My wife and I picked up a few DVDs from the library this weekend. The great thing about getting DVDs from the library is you can bring home stuff that you normally wouldn't risk paying a rental fee for, but have been told you should see some time. This was basically true for two of the movies we brought home: I Heart Huckabees, and Sex, Lies, and Videotape. We found Huckabees to be great fun. Very funny. Sex, Lies, and Videotape was also suprisingly funny. You've probably seen it, but if you haven't, the movie is mostly about lies and videotape, but Lies and Videotape, Mostly doesn't really sell.

We also picked up a collection of documentaries called Full Frame Documentary Shorts, vol. 1. We haven't had time to watch any of it except for the first film. But that film is the purpose of this post.

In 1999, Mira Nair (Monsoon Wedding) made a film documenting an interesting phenomenon occuring in India, specifically, in Bombay. Co-directed Adam Bartos, The Laughing Club of India explores an entire, thriving subculture of Indians who have discovered the benefits of laughing for up to 40 minutes per day in a group.
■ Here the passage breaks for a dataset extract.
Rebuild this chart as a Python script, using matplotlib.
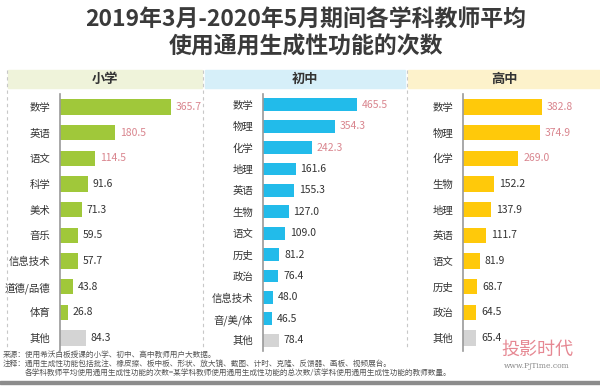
import matplotlib
matplotlib.use("Agg")
from matplotlib import pyplot as plt
from matplotlib.patches import Rectangle
from matplotlib.lines import Line2D

plt.rcParams['font.family'] = ['Noto Sans CJK SC', 'DejaVu Sans']

# data
primary_subjects = ["数学", "英语", "语文", "科学", "美术", "音乐", "信息技术", "道德/品德", "体育", "其他"]
primary_values = [365.7, 180.5, 114.5, 91.6, 71.3, 59.5, 57.7, 43.8, 26.8, 84.3]

junior_subjects = ["数学", "物理", "化学", "地理", "英语", "生物", "语文", "历史", "政治", "信息技术", "音/美/体", "其他"]
junior_values = [465.5, 354.3, 242.3, 161.6, 155.3, 127.0, 109.0, 81.2, 76.4, 48.0, 46.5, 78.4]

senior_subjects = ["数学", "物理", "化学", "生物", "地理", "英语", "语文", "历史", "政治", "其他"]
senior_values = [382.8, 374.9, 269.0, 152.2, 137.9, 111.7, 81.9, 68.7, 64.5, 65.4]

W, H = 600, 386
fig = plt.figure(figsize=(W / 100, H / 100), dpi=100)


def px_axes(x0, y0, x1, y1):
    """axes from pixel box (top-left origin)"""
    return fig.add_axes([x0 / W, 1 - y1 / H, (x1 - x0) / W, (y1 - y0) / H])


fig.text(0.51, 1 - 20 / H, "2019年3月-2020年5月期间各学科教师平均", ha="center", va="center",
         fontsize=16.5, fontweight="bold", color="#3a3a3a")
fig.text(0.51, 1 - 47 / H, "使用通用生成性功能的次数", ha="center", va="center",
         fontsize=16.5, fontweight="bold", color="#3a3a3a")

panels = [
    ("小学", primary_subjects, primary_values, "#a0c83a", "#eff3da", (8, 202), 60, 0.3035),
    ("初中", junior_subjects, junior_values, "#22bbea", "#d6eff9", (205, 405), 263, 0.202),
    ("高中", senior_subjects, senior_values, "#ffc90a", "#fdf2cb", (408, 600), 463, 0.206),
]

# header bands
for name, _, _, _, band, (bx0, bx1), _, _ in panels:
    fig.patches.append(Rectangle((bx0 / W, 1 - 88 / H), (bx1 - bx0) / W, 18 / H,
                                 transform=fig.transFigure, color=band, zorder=0))
    fig.text((bx0 + bx1) / 2 / W, 1 - 79 / H, name, ha="center", va="center",
             fontsize=9.5, fontweight="bold", color="#333333")

# dashed separators
for sx in [7, 203, 407]:
    fig.lines.append(Line2D([sx / W, sx / W], [1 - 70 / H, 1 - 347 / H], transform=fig.transFigure,
                            color="#c8c8c8", lw=0.8, ls=(0, (3, 3))))

for name, subjects, values, color, band, _, ax_left, scale in panels:
    ax = px_axes(ax_left, 94, ax_left + 140, 351)
    ax.patch.set_alpha(0)
    n = len(subjects)
    colors = [color] * (n - 1) + ["#d4d4d4"]
    ypos = list(range(n))
    ax.barh(ypos, values, height=0.6, color=colors)
    ax.set_ylim(n - 0.5, -0.5)
    ax.set_xlim(0, 140 / scale)
    ax.set_yticks(ypos)
    ax.set_yticklabels(subjects, fontsize=7.5, color="#333333")
    ax.tick_params(axis="y", length=0, pad=7)
    ax.set_xticks([])
    for s in ["top", "right", "bottom"]:
        ax.spines[s].set_visible(False)
    ax.spines["left"].set_color("#9a9a9a")
    ax.spines["left"].set_linewidth(1.2)
    for i, v in enumerate(values):
        c = "#d9858e" if i < 3 else "#333333"
        ax.annotate(f"{v:.1f}", (v, i), xytext=(3.5, 0), textcoords="offset points",
                    va="center", ha="left", fontsize=7.5, color=c)

# footer notes
fs = 5.5
fig.text(3 / W, 1 - 355 / H, "来源：使用希沃白板授课的小学、初中、高中教师用户大数据。",
         fontsize=fs, color="#555555", va="center")
fig.text(3 / W, 1 - 364 / H,
         "注释：通用生成性功能包括批注、橡皮擦、板中板、形状、放大镜、截图、计时、克隆、反馈器、画板、视频展台。",
         fontsize=fs, color="#555555", va="center")
fig.text(25 / W, 1 - 373 / H,
         "各学科教师平均使用通用生成性功能的次数=某学科教师使用通用生成性功能的总次数/该学科使用通用生成性功能的教师数量。",
         fontsize=fs, color="#555555", va="center")
fig.patches.append(Rectangle((0, 1 - 384 / H), 1, 3 / H, transform=fig.transFigure,
                             color="#8c8c8c", zorder=0))

# watermark
fig.text(537 / W, 1 - 350 / H, "投影时代", ha="center", va="center", fontsize=13,
         color="#e06b78", alpha=0.8)
fig.text(537 / W, 1 - 366 / H, "www.PjTime.com", ha="center", va="center", fontsize=5.5,
         color="#8a8a8a", family="DejaVu Serif")

fig.savefig("out.png", dpi=100)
It started with a doctor who had an idea and shared it with a few skeptical friends, and now there are upwards of 500 of these clubs in India, with tens of thousands of people participating every morning. Their rituals include warm-up laughing before diving into several different full-out laughing exercies involving different styles of laughing. My favourite was the one that had young professional men and old women alike sticking their tounges out of their mouths and laughing forcefully.

Friday, April 07, 2006

I said, "God bless you" already!

Does it ever annoy you when people continue to sneeze, no matter how many times you say, "God bless you"? I had a friend tell me after a (rare) third sneeze that I was just reaching for blessings. After someone else sneezes more than three times, I need to say "STOP IT!" quietly under my breath or else I'll explode.

Tuesday, April 04, 2006

File Under:
Stupid Nudist Tricks

If you're going to torch a spider, please make sure you are wearing clothes.